### PROVIDED RECORDS
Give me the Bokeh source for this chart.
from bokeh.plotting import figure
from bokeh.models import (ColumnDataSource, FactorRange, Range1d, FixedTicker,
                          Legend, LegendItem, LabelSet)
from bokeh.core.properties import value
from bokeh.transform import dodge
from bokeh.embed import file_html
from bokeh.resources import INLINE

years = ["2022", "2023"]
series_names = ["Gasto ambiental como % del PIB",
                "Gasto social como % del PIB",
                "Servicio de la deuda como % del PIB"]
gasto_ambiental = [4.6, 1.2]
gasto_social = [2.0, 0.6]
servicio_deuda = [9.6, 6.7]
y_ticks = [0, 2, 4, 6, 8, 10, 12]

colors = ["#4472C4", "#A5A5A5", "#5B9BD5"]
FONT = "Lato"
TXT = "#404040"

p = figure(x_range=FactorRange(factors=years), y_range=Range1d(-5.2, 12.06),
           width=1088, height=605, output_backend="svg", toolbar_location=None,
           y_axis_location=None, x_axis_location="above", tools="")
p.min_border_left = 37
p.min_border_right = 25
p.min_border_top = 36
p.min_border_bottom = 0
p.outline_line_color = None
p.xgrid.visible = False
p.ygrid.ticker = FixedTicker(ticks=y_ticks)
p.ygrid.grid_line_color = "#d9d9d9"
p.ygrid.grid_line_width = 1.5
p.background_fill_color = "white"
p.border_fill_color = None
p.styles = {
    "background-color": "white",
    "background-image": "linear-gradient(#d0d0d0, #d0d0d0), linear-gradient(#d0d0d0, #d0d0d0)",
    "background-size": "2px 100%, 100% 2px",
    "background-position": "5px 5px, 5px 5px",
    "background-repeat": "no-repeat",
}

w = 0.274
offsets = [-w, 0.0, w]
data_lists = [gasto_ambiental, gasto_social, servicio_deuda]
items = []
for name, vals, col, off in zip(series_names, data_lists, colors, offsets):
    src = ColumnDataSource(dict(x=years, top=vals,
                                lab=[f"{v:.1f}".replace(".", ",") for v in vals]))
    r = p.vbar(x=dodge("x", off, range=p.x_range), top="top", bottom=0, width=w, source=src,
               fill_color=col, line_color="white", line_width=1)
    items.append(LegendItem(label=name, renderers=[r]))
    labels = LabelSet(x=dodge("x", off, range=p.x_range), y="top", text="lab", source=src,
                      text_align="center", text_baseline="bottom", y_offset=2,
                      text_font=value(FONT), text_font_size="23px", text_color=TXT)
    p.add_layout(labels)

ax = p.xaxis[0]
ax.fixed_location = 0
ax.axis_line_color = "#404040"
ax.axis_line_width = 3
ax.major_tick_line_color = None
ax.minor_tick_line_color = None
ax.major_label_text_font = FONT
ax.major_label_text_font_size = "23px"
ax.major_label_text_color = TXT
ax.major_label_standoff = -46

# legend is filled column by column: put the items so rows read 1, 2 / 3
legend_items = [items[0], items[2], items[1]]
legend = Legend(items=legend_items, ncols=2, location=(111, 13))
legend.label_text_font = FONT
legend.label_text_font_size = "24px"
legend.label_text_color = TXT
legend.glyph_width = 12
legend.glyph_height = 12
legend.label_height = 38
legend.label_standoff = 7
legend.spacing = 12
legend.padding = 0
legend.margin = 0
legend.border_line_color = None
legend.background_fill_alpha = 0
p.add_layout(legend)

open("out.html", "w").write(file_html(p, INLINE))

* * *

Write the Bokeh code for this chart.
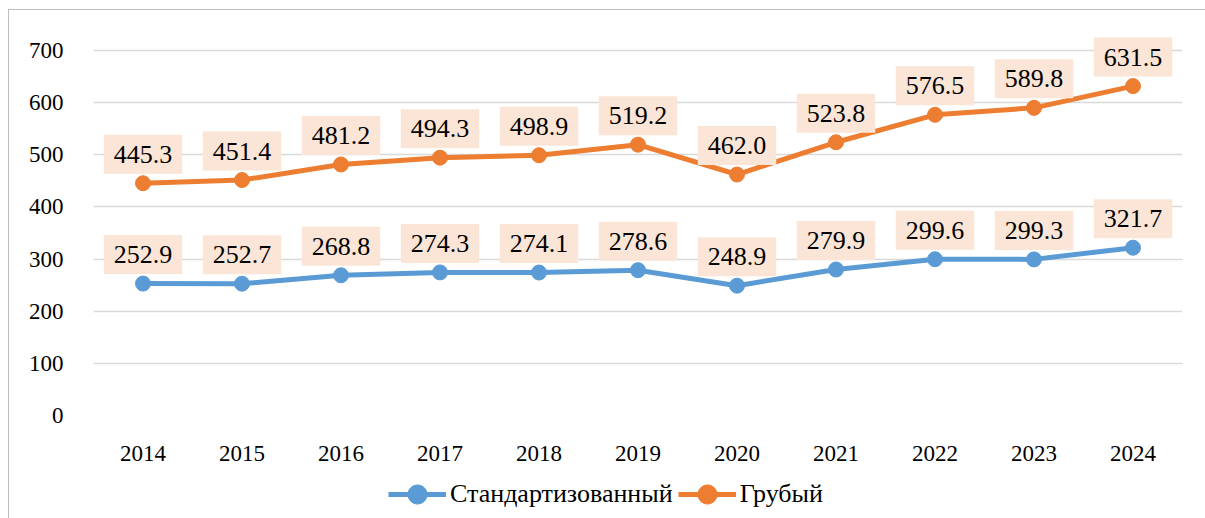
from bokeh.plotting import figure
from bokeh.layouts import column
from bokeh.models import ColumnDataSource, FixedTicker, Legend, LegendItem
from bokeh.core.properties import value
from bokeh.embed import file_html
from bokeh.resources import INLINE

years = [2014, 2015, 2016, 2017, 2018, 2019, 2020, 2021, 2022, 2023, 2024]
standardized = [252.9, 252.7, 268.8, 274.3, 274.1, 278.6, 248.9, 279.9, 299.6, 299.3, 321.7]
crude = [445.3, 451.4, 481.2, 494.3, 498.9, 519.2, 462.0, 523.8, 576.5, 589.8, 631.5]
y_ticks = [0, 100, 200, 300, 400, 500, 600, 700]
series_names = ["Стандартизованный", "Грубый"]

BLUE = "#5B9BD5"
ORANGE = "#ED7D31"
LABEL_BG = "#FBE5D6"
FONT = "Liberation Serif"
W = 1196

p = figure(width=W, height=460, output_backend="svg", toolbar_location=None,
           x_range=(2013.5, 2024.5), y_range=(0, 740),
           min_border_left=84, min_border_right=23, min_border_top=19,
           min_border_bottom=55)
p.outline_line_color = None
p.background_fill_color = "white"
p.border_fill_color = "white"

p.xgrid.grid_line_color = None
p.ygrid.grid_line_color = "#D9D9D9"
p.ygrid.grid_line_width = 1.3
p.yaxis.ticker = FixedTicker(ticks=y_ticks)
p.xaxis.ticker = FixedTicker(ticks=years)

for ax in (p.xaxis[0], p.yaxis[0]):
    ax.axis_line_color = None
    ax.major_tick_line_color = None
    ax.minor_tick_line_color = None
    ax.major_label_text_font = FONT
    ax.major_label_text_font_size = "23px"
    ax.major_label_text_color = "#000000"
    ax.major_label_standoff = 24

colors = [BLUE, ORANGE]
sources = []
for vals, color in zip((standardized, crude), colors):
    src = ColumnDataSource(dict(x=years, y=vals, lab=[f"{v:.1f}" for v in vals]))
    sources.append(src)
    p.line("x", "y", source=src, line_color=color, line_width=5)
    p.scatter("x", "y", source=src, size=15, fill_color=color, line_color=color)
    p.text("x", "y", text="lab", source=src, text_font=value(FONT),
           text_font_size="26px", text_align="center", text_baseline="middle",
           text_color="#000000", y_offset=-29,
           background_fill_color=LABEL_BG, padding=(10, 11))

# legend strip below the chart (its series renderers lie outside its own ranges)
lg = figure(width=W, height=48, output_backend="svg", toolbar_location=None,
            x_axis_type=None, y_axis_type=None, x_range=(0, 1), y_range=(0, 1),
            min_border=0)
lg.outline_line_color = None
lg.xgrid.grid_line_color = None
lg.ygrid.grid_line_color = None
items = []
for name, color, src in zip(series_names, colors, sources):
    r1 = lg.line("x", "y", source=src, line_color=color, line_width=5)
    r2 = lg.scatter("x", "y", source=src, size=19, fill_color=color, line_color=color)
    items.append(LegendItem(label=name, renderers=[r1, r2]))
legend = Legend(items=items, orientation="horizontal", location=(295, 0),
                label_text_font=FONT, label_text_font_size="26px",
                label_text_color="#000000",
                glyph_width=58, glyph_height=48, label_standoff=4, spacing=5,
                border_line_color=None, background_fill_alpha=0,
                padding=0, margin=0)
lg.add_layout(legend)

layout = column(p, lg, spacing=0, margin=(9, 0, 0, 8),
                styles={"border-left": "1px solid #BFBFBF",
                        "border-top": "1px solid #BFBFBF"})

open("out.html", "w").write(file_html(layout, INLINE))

### AIM OF THE TASK
From the material above, reproduce only what runs from the line holding "Write the Bokeh code for this chart." down to the line holding "ax.major_label_standoff = 24", both included, pictures excluded.

### WRITTEN ANSWER
Write the Bokeh code for this chart.
from bokeh.plotting import figure
from bokeh.layouts import column
from bokeh.models import ColumnDataSource, FixedTicker, Legend, LegendItem
from bokeh.core.properties import value
from bokeh.embed import file_html
from bokeh.resources import INLINE

years = [2014, 2015, 2016, 2017, 2018, 2019, 2020, 2021, 2022, 2023, 2024]
standardized = [252.9, 252.7, 268.8, 274.3, 274.1, 278.6, 248.9, 279.9, 299.6, 299.3, 321.7]
crude = [445.3, 451.4, 481.2, 494.3, 498.9, 519.2, 462.0, 523.8, 576.5, 589.8, 631.5]
y_ticks = [0, 100, 200, 300, 400, 500, 600, 700]
series_names = ["Стандартизованный", "Грубый"]

BLUE = "#5B9BD5"
ORANGE = "#ED7D31"
LABEL_BG = "#FBE5D6"
FONT = "Liberation Serif"
W = 1196

p = figure(width=W, height=460, output_backend="svg", toolbar_location=None,
           x_range=(2013.5, 2024.5), y_range=(0, 740),
           min_border_left=84, min_border_right=23, min_border_top=19,
           min_border_bottom=55)
p.outline_line_color = None
p.background_fill_color = "white"
p.border_fill_color = "white"

p.xgrid.grid_line_color = None
p.ygrid.grid_line_color = "#D9D9D9"
p.ygrid.grid_line_width = 1.3
p.yaxis.ticker = FixedTicker(ticks=y_ticks)
p.xaxis.ticker = FixedTicker(ticks=years)

for ax in (p.xaxis[0], p.yaxis[0]):
    ax.axis_line_color = None
    ax.major_tick_line_color = None
    ax.minor_tick_line_color = None
    ax.major_label_text_font = FONT
    ax.major_label_text_font_size = "23px"
    ax.major_label_text_color = "#000000"
    ax.major_label_standoff = 24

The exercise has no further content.